■ EXERCISE AIM: Transcribe the data in full and exactly, omitting any pictures.

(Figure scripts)
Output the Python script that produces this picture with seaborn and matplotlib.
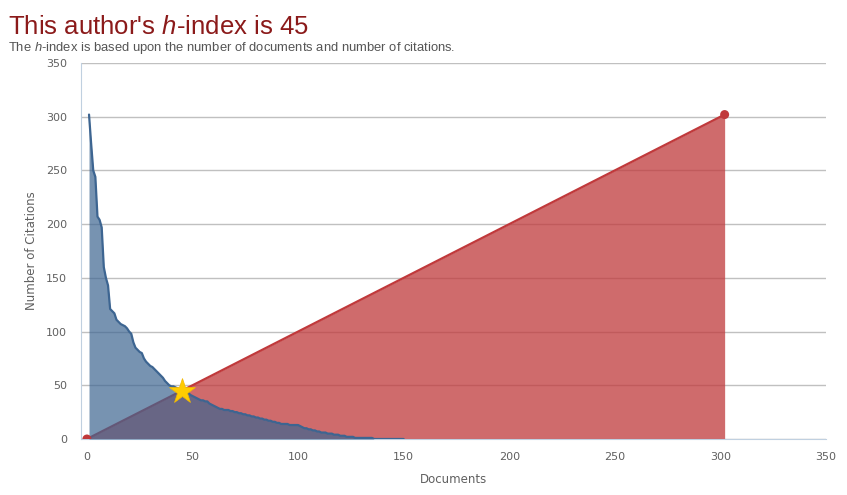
import matplotlib
matplotlib.use("Agg")
import matplotlib.pyplot as plt
import seaborn as sns
import numpy as np
import pandas as pd

# citations per document, sorted high to low (documents 1..150)
citations = [302, 275, 250, 244, 207, 204, 197, 160, 150, 143,
             121, 119, 117, 111, 109, 107, 106, 105, 103, 100,
             98, 90, 85, 83, 81, 80, 75, 72, 70, 68,
             67, 65, 63, 61, 59, 57, 54, 52, 50, 49,
             49, 48, 47, 46, 45, 45, 44, 43, 41, 40,
             39, 38, 37, 36, 36, 35, 35, 33, 32, 31,
             30, 29, 28, 28, 27, 27, 27, 26, 26, 25,
             25, 24, 24, 23, 23, 22, 22, 21, 21, 20,
             20, 19, 19, 18, 18, 17, 17, 16, 16, 15,
             15, 14, 14, 14, 14, 13, 13, 13, 13, 13,
             12, 11, 10, 10, 9, 9, 8, 8, 7, 7,
             6, 6, 6, 5, 5, 5, 4, 4, 4, 3,
             3, 3, 2, 2, 2, 2, 1, 1, 1, 1,
             1, 1, 1, 1, 1, 0, 0, 0, 0, 0,
             0, 0, 0, 0, 0, 0, 0, 0, 0, 0]
documents = list(range(1, len(citations) + 1))

h_index = 45
total_docs = 302
diag_x = [0, total_docs]
diag_y = [0, total_docs]

x_ticks = [0, 50, 100, 150, 200, 250, 300, 350]
y_ticks = [0, 50, 100, 150, 200, 250, 300, 350]

blue = "#3d6591"
red = "#c0393b"
grid_c = "#c0c0c0"
axis_c = "#c0d0e0"
text_c = "#606060"

sns.set_style("white")
plt.rcParams["font.family"] = ["DejaVu Sans"]
plt.rcParams["mathtext.fontset"] = "custom"
plt.rcParams["mathtext.rm"] = "Liberation Sans"
plt.rcParams["mathtext.it"] = "Liberation Sans:italic"

fig = plt.figure(figsize=(8.47, 4.95), dpi=100)
ax = fig.add_axes([81 / 847, 1 - 439 / 495, (826 - 81) / 847, (439 - 63) / 495])

df_cit = pd.DataFrame({"Documents": documents, "Citations": citations})
df_diag = pd.DataFrame({"x": diag_x, "y": diag_y})

# red triangle first, blue area over it
ax.fill_between(df_diag["x"], df_diag["y"], 0, color=red, alpha=0.75, lw=0, zorder=2)
sns.lineplot(data=df_diag, x="x", y="y", color=red, lw=1.6, ax=ax, zorder=3)

ax.fill_between(df_cit["Documents"], df_cit["Citations"], 0, color=blue, alpha=0.7, lw=0, zorder=4)
sns.lineplot(data=df_cit, x="Documents", y="Citations", color=blue, lw=1.6, ax=ax, zorder=5)

sns.scatterplot(x=diag_x, y=diag_y, color=red, s=42, edgecolor="none", ax=ax, zorder=6)
ax.plot([h_index], [h_index], marker="*", markersize=19, color="#ffcc00",
        markeredgecolor="#f2b800", markeredgewidth=0.5, zorder=7)

ax.set_xlim(-2.8, 350)
ax.set_ylim(0, 350)
ax.set_xticks(x_ticks)
ax.set_yticks(y_ticks)
ax.yaxis.grid(True, color=grid_c, lw=1)
ax.set_axisbelow(True)
for s in ["top", "right"]:
    ax.spines[s].set_visible(False)
ax.spines["left"].set_color(axis_c)
ax.spines["bottom"].set_color(axis_c)
ax.tick_params(axis="x", length=6, width=1, color=axis_c, labelsize=8, labelcolor=text_c, pad=3)
ax.tick_params(axis="y", length=0, labelsize=8, labelcolor=text_c, pad=10)

ax.set_xlabel("Documents", fontsize=8.5, color=text_c, labelpad=8)
ax.set_ylabel("Number of Citations", fontsize=8.5, color=text_c, labelpad=6)

fig.text(8 / 847, 1 - 34 / 495, "This author's $\\mathit{h}$-index is 45",
         fontsize=18.5, color="#8b1a1a", family="Liberation Sans")
fig.text(8 / 847, 1 - 51 / 495,
         "The $\\mathit{h}$-index is based upon the number of documents and number of citations.",
         fontsize=9.4, color="#555555", family="Liberation Sans")

plt.savefig("out.png", dpi=100)
plt.close()
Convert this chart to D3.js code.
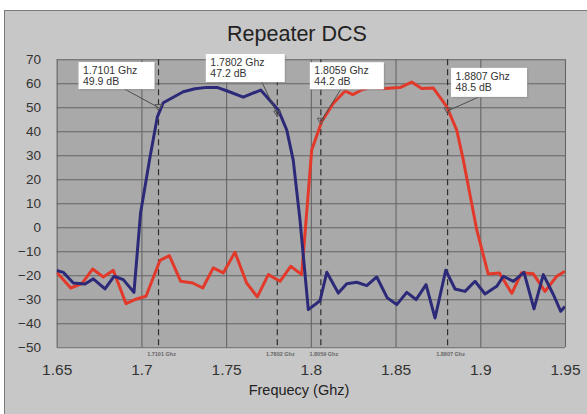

■ TASK ANSWER:
Output the Python script that produces this picture with seaborn and matplotlib.
import matplotlib
matplotlib.use("Agg")
import matplotlib.pyplot as plt
import seaborn as sns
import numpy as np
import pandas as pd

# citations per document, sorted high to low (documents 1..150)
citations = [302, 275, 250, 244, 207, 204, 197, 160, 150, 143,
             121, 119, 117, 111, 109, 107, 106, 105, 103, 100,
             98, 90, 85, 83, 81, 80, 75, 72, 70, 68,
             67, 65, 63, 61, 59, 57, 54, 52, 50, 49,
             49, 48, 47, 46, 45, 45, 44, 43, 41, 40,
             39, 38, 37, 36, 36, 35, 35, 33, 32, 31,
             30, 29, 28, 28, 27, 27, 27, 26, 26, 25,
             25, 24, 24, 23, 23, 22, 22, 21, 21, 20,
             20, 19, 19, 18, 18, 17, 17, 16, 16, 15,
             15, 14, 14, 14, 14, 13, 13, 13, 13, 13,
             12, 11, 10, 10, 9, 9, 8, 8, 7, 7,
             6, 6, 6, 5, 5, 5, 4, 4, 4, 3,
             3, 3, 2, 2, 2, 2, 1, 1, 1, 1,
             1, 1, 1, 1, 1, 0, 0, 0, 0, 0,
             0, 0, 0, 0, 0, 0, 0, 0, 0, 0]
documents = list(range(1, len(citations) + 1))

h_index = 45
total_docs = 302
diag_x = [0, total_docs]
diag_y = [0, total_docs]

x_ticks = [0, 50, 100, 150, 200, 250, 300, 350]
y_ticks = [0, 50, 100, 150, 200, 250, 300, 350]

blue = "#3d6591"
red = "#c0393b"
grid_c = "#c0c0c0"
axis_c = "#c0d0e0"
text_c = "#606060"

sns.set_style("white")
plt.rcParams["font.family"] = ["DejaVu Sans"]
plt.rcParams["mathtext.fontset"] = "custom"
plt.rcParams["mathtext.rm"] = "Liberation Sans"
plt.rcParams["mathtext.it"] = "Liberation Sans:italic"

fig = plt.figure(figsize=(8.47, 4.95), dpi=100)
ax = fig.add_axes([81 / 847, 1 - 439 / 495, (826 - 81) / 847, (439 - 63) / 495])

df_cit = pd.DataFrame({"Documents": documents, "Citations": citations})
df_diag = pd.DataFrame({"x": diag_x, "y": diag_y})

# red triangle first, blue area over it
ax.fill_between(df_diag["x"], df_diag["y"], 0, color=red, alpha=0.75, lw=0, zorder=2)
sns.lineplot(data=df_diag, x="x", y="y", color=red, lw=1.6, ax=ax, zorder=3)

ax.fill_between(df_cit["Documents"], df_cit["Citations"], 0, color=blue, alpha=0.7, lw=0, zorder=4)
sns.lineplot(data=df_cit, x="Documents", y="Citations", color=blue, lw=1.6, ax=ax, zorder=5)

sns.scatterplot(x=diag_x, y=diag_y, color=red, s=42, edgecolor="none", ax=ax, zorder=6)
ax.plot([h_index], [h_index], marker="*", markersize=19, color="#ffcc00",
        markeredgecolor="#f2b800", markeredgewidth=0.5, zorder=7)

ax.set_xlim(-2.8, 350)
ax.set_ylim(0, 350)
ax.set_xticks(x_ticks)
ax.set_yticks(y_ticks)
ax.yaxis.grid(True, color=grid_c, lw=1)
ax.set_axisbelow(True)
for s in ["top", "right"]:
    ax.spines[s].set_visible(False)
ax.spines["left"].set_color(axis_c)
ax.spines["bottom"].set_color(axis_c)
ax.tick_params(axis="x", length=6, width=1, color=axis_c, labelsize=8, labelcolor=text_c, pad=3)
ax.tick_params(axis="y", length=0, labelsize=8, labelcolor=text_c, pad=10)

ax.set_xlabel("Documents", fontsize=8.5, color=text_c, labelpad=8)
ax.set_ylabel("Number of Citations", fontsize=8.5, color=text_c, labelpad=6)

fig.text(8 / 847, 1 - 34 / 495, "This author's $\\mathit{h}$-index is 45",
         fontsize=18.5, color="#8b1a1a", family="Liberation Sans")
fig.text(8 / 847, 1 - 51 / 495,
         "The $\\mathit{h}$-index is based upon the number of documents and number of citations.",
         fontsize=9.4, color="#555555", family="Liberation Sans")

plt.savefig("out.png", dpi=100)
plt.close()
Convert this chart to D3.js code.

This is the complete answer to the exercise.